**Exercise description**
Copy out the listing that follows, exactly, without its pictures.

----

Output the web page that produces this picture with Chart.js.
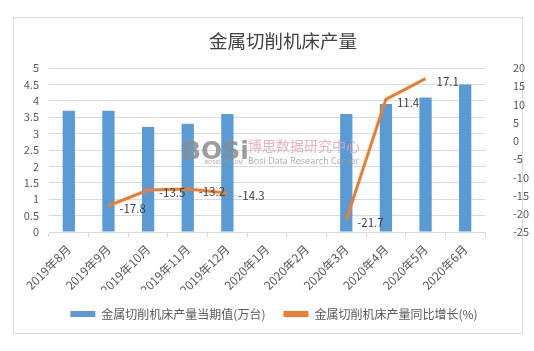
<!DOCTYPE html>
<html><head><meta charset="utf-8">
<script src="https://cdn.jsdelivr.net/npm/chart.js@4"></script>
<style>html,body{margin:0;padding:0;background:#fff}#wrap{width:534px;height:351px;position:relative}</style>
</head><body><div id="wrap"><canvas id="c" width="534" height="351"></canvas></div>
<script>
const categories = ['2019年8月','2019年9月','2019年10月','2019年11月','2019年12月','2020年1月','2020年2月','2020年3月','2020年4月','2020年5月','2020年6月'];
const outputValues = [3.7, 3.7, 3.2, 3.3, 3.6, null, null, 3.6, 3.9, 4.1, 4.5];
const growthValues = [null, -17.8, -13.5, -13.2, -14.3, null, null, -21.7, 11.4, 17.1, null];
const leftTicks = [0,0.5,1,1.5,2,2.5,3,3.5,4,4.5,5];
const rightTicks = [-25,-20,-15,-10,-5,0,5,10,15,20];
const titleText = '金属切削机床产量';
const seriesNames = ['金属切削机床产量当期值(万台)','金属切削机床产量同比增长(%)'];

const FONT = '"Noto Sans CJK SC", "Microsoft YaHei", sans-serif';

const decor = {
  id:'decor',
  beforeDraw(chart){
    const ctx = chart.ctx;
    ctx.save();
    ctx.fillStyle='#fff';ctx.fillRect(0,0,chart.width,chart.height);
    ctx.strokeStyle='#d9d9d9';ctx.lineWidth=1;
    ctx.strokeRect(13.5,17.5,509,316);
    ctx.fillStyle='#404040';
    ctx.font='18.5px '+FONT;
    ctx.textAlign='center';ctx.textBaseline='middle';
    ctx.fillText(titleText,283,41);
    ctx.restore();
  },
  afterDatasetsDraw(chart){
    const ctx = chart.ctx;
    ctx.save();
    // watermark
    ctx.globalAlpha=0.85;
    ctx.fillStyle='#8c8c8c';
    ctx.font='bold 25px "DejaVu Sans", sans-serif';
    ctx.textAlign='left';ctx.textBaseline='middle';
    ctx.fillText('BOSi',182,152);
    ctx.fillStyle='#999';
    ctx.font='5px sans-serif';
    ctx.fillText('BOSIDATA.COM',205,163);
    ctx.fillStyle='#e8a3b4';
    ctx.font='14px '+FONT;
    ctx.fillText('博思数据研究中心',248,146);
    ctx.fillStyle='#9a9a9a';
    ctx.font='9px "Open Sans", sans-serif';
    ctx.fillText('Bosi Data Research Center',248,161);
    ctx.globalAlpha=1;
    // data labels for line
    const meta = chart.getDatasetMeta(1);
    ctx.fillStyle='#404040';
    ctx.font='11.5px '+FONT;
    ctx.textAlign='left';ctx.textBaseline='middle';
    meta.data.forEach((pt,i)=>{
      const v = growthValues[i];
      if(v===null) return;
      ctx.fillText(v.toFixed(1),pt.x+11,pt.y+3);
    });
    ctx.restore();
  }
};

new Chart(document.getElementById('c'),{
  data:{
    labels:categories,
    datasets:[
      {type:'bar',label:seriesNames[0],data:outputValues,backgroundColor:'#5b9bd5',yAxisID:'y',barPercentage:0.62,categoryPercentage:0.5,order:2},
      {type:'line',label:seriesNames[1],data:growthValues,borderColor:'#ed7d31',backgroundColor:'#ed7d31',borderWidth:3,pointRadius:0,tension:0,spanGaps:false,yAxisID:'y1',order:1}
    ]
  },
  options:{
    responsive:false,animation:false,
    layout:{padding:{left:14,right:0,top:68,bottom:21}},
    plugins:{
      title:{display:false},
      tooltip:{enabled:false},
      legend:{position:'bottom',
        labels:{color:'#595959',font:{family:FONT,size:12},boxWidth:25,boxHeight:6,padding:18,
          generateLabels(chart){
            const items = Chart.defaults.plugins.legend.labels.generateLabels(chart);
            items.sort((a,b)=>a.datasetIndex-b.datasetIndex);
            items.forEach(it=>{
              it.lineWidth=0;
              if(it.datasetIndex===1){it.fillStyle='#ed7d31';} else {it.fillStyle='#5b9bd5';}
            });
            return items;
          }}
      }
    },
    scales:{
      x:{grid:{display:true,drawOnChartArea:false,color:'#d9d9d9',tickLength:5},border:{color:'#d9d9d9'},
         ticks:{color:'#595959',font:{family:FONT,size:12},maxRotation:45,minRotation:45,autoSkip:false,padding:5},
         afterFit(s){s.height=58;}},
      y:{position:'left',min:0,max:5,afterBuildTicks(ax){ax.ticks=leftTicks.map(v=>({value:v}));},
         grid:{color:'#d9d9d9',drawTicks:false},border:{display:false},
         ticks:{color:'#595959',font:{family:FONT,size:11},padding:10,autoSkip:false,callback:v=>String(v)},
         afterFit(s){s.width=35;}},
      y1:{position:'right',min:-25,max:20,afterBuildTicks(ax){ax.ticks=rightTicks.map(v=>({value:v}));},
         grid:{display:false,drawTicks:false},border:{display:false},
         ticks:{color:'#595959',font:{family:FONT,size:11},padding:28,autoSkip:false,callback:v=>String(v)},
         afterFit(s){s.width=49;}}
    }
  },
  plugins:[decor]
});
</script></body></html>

----

**Response to this exercise**
Output the web page that produces this picture with Chart.js.
<!DOCTYPE html>
<html><head><meta charset="utf-8">
<script src="https://cdn.jsdelivr.net/npm/chart.js@4"></script>
<style>html,body{margin:0;padding:0;background:#fff}#wrap{width:534px;height:351px;position:relative}</style>
</head><body><div id="wrap"><canvas id="c" width="534" height="351"></canvas></div>
<script>
const categories = ['2019年8月','2019年9月','2019年10月','2019年11月','2019年12月','2020年1月','2020年2月','2020年3月','2020年4月','2020年5月','2020年6月'];
const outputValues = [3.7, 3.7, 3.2, 3.3, 3.6, null, null, 3.6, 3.9, 4.1, 4.5];
const growthValues = [null, -17.8, -13.5, -13.2, -14.3, null, null, -21.7, 11.4, 17.1, null];
const leftTicks = [0,0.5,1,1.5,2,2.5,3,3.5,4,4.5,5];
const rightTicks = [-25,-20,-15,-10,-5,0,5,10,15,20];
const titleText = '金属切削机床产量';
const seriesNames = ['金属切削机床产量当期值(万台)','金属切削机床产量同比增长(%)'];

const FONT = '"Noto Sans CJK SC", "Microsoft YaHei", sans-serif';

const decor = {
  id:'decor',
  beforeDraw(chart){
    const ctx = chart.ctx;
    ctx.save();
    ctx.fillStyle='#fff';ctx.fillRect(0,0,chart.width,chart.height);
    ctx.strokeStyle='#d9d9d9';ctx.lineWidth=1;
    ctx.strokeRect(13.5,17.5,509,316);
    ctx.fillStyle='#404040';
    ctx.font='18.5px '+FONT;
    ctx.textAlign='center';ctx.textBaseline='middle';
    ctx.fillText(titleText,283,41);
    ctx.restore();
  },
  afterDatasetsDraw(chart){
    const ctx = chart.ctx;
    ctx.save();
    // watermark
    ctx.globalAlpha=0.85;
    ctx.fillStyle='#8c8c8c';
    ctx.font='bold 25px "DejaVu Sans", sans-serif';
    ctx.textAlign='left';ctx.textBaseline='middle';
    ctx.fillText('BOSi',182,152);
    ctx.fillStyle='#999';
    ctx.font='5px sans-serif';
    ctx.fillText('BOSIDATA.COM',205,163);
    ctx.fillStyle='#e8a3b4';
    ctx.font='14px '+FONT;
    ctx.fillText('博思数据研究中心',248,146);
    ctx.fillStyle='#9a9a9a';
    ctx.font='9px "Open Sans", sans-serif';
    ctx.fillText('Bosi Data Research Center',248,161);
    ctx.globalAlpha=1;
    // data labels for line
    const meta = chart.getDatasetMeta(1);
    ctx.fillStyle='#404040';
    ctx.font='11.5px '+FONT;
    ctx.textAlign='left';ctx.textBaseline='middle';
    meta.data.forEach((pt,i)=>{
      const v = growthValues[i];
      if(v===null) return;
      ctx.fillText(v.toFixed(1),pt.x+11,pt.y+3);
    });
    ctx.restore();
  }
};

new Chart(document.getElementById('c'),{
  data:{
    labels:categories,
    datasets:[
      {type:'bar',label:seriesNames[0],data:outputValues,backgroundColor:'#5b9bd5',yAxisID:'y',barPercentage:0.62,categoryPercentage:0.5,order:2},
      {type:'line',label:seriesNames[1],data:growthValues,borderColor:'#ed7d31',backgroundColor:'#ed7d31',borderWidth:3,pointRadius:0,tension:0,spanGaps:false,yAxisID:'y1',order:1}
    ]
  },
  options:{
    responsive:false,animation:false,
    layout:{padding:{left:14,right:0,top:68,bottom:21}},
    plugins:{
      title:{display:false},
      tooltip:{enabled:false},
      legend:{position:'bottom',
        labels:{color:'#595959',font:{family:FONT,size:12},boxWidth:25,boxHeight:6,padding:18,
          generateLabels(chart){
            const items = Chart.defaults.plugins.legend.labels.generateLabels(chart);
            items.sort((a,b)=>a.datasetIndex-b.datasetIndex);
            items.forEach(it=>{
              it.lineWidth=0;
              if(it.datasetIndex===1){it.fillStyle='#ed7d31';} else {it.fillStyle='#5b9bd5';}
            });
            return items;
          }}
      }
    },
    scales:{
      x:{grid:{display:true,drawOnChartArea:false,color:'#d9d9d9',tickLength:5},border:{color:'#d9d9d9'},
         ticks:{color:'#595959',font:{family:FONT,size:12},maxRotation:45,minRotation:45,autoSkip:false,padding:5},
         afterFit(s){s.height=58;}},
      y:{position:'left',min:0,max:5,afterBuildTicks(ax){ax.ticks=leftTicks.map(v=>({value:v}));},
         grid:{color:'#d9d9d9',drawTicks:false},border:{display:false},
         ticks:{color:'#595959',font:{family:FONT,size:11},padding:10,autoSkip:false,callback:v=>String(v)},
         afterFit(s){s.width=35;}},
      y1:{position:'right',min:-25,max:20,afterBuildTicks(ax){ax.ticks=rightTicks.map(v=>({value:v}));},
         grid:{display:false,drawTicks:false},border:{display:false},
         ticks:{color:'#595959',font:{family:FONT,size:11},padding:28,autoSkip:false,callback:v=>String(v)},
         afterFit(s){s.width=49;}}
    }
  },
  plugins:[decor]
});
</script></body></html>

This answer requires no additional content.